[RECORDED DATA]:
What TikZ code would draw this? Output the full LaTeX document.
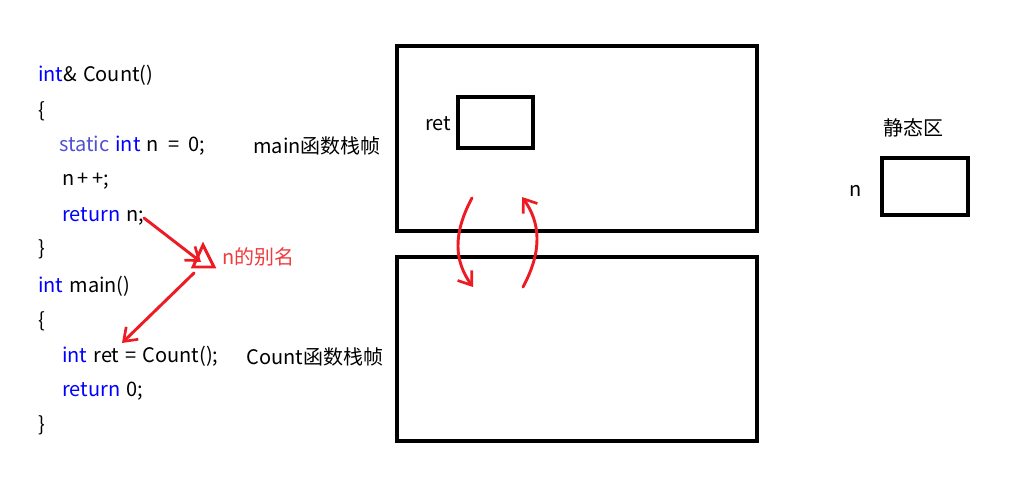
\documentclass[tikz,border=0pt]{standalone}
\usepackage{fontspec}
\setmainfont{Noto Sans CJK SC}
\usetikzlibrary{arrows.meta}
\definecolor{kw}{RGB}{0,0,255}
\definecolor{kw2}{RGB}{80,80,210}
\definecolor{pen}{RGB}{237,28,36}
\definecolor{lbl}{RGB}{240,60,60}
\newcommand{\gapsp}{\hspace{0.3em}}
\tikzset{
  code/.style={anchor=west,inner sep=0pt,font=\fontsize{15}{17}\selectfont},
  frame/.style={draw=black,line width=2.3pt},
  redpen/.style={draw=pen,line width=2.2pt,line cap=round,-{Straight Barb[length=9pt,width=13pt,line width=2pt]}},
}
\begin{document}
\begin{tikzpicture}[x=0.75pt,y=-0.75pt]
\useasboundingbox (0,0) rectangle (1019,482);
% code
\node[code] (l1) at (38,75) {\textcolor{kw}{int}\&\gapsp Count()};
\node[code] (l2) at (38,111) {\{};
\node[code] (l3) at (59,146) {\textcolor{kw2}{static}\gapsp\textcolor{kw}{int}\gapsp n\gapsp\,=\,\gapsp 0;};
\node[code] (l4) at (62,181) {n\,+\,+;};
\node[code] (l5) at (62,216) {\textcolor{kw}{return}\gapsp n;};
\node[code] (l6) at (38,249) {\}};
\node[code] (l7) at (38,286) {\textcolor{kw}{int}\gapsp main()};
\node[code] (l8) at (38,321) {\{};
\node[code] (l9) at (62,356) {\textcolor{kw}{int}\gapsp ret\gapsp =\gapsp Count();};
\node[code] (l10) at (62,391) {\textcolor{kw}{return}\gapsp 0;};
\node[code] (l11) at (38,425) {\}};
% labels
\node[code] (mainlbl) at (253,146) {main函数栈帧};
\node[code] (countlbl) at (246,357) {Count函数栈帧};
% frames
\draw[frame] (397,46) rectangle (757,231);
\node[inner sep=0pt] (mainframe) at (577,138) {};
\draw[frame] (397,257) rectangle (757,441);
\node[inner sep=0pt] (countframe) at (577,349) {};
\draw[frame] (458,97) rectangle (533,148);
\node[code] (retlbl) at (425,124) {ret};
\draw[frame] (882,158) rectangle (968,215);
\node[code] (nlbl) at (849,191) {n};
\node[code] (static) at (883,128) {静态区};
% red annotations
\coordinate (t1) at (193,267);
\coordinate (t2) at (214,267);
\coordinate (t3) at (203,245);
\draw[draw=pen,line width=2.2pt,line join=miter] (t1) -- (t2) -- (t3) -- cycle;
\node[code,text=lbl] (alias) at (222,257) {n的别名};
\coordinate (a1) at (144,218);
\coordinate (a1e) at (201,262);
\draw[redpen] (a1) -- (a1e);
\coordinate (b1) at (194,273);
\coordinate (b1e) at (122,343);
\draw[redpen] (b1) -- (b1e);
\coordinate (c1) at (472,198);
\coordinate (c1e) at (473,287);
\draw[redpen] (c1) .. controls (452,235) and (455,262) .. (c1e);
\coordinate (d1) at (523,287);
\coordinate (d1e) at (522,197);
\draw[redpen] (d1) .. controls (543,250) and (540,222) .. (d1e);
\end{tikzpicture}
\end{document}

[WRITTEN INSTRUCTION]: Return every line above in which the string "draw" occurs.

[THE ANSWER]:
What TikZ code would draw this? Output the full LaTeX document.
  frame/.style={draw=black,line width=2.3pt},
  redpen/.style={draw=pen,line width=2.2pt,line cap=round,-{Straight Barb[length=9pt,width=13pt,line width=2pt]}},
\draw[frame] (397,46) rectangle (757,231);
\draw[frame] (397,257) rectangle (757,441);
\draw[frame] (458,97) rectangle (533,148);
\draw[frame] (882,158) rectangle (968,215);
\draw[draw=pen,line width=2.2pt,line join=miter] (t1) -- (t2) -- (t3) -- cycle;
\draw[redpen] (a1) -- (a1e);
\draw[redpen] (b1) -- (b1e);
\draw[redpen] (c1) .. controls (452,235) and (455,262) .. (c1e);
\draw[redpen] (d1) .. controls (543,250) and (540,222) .. (d1e);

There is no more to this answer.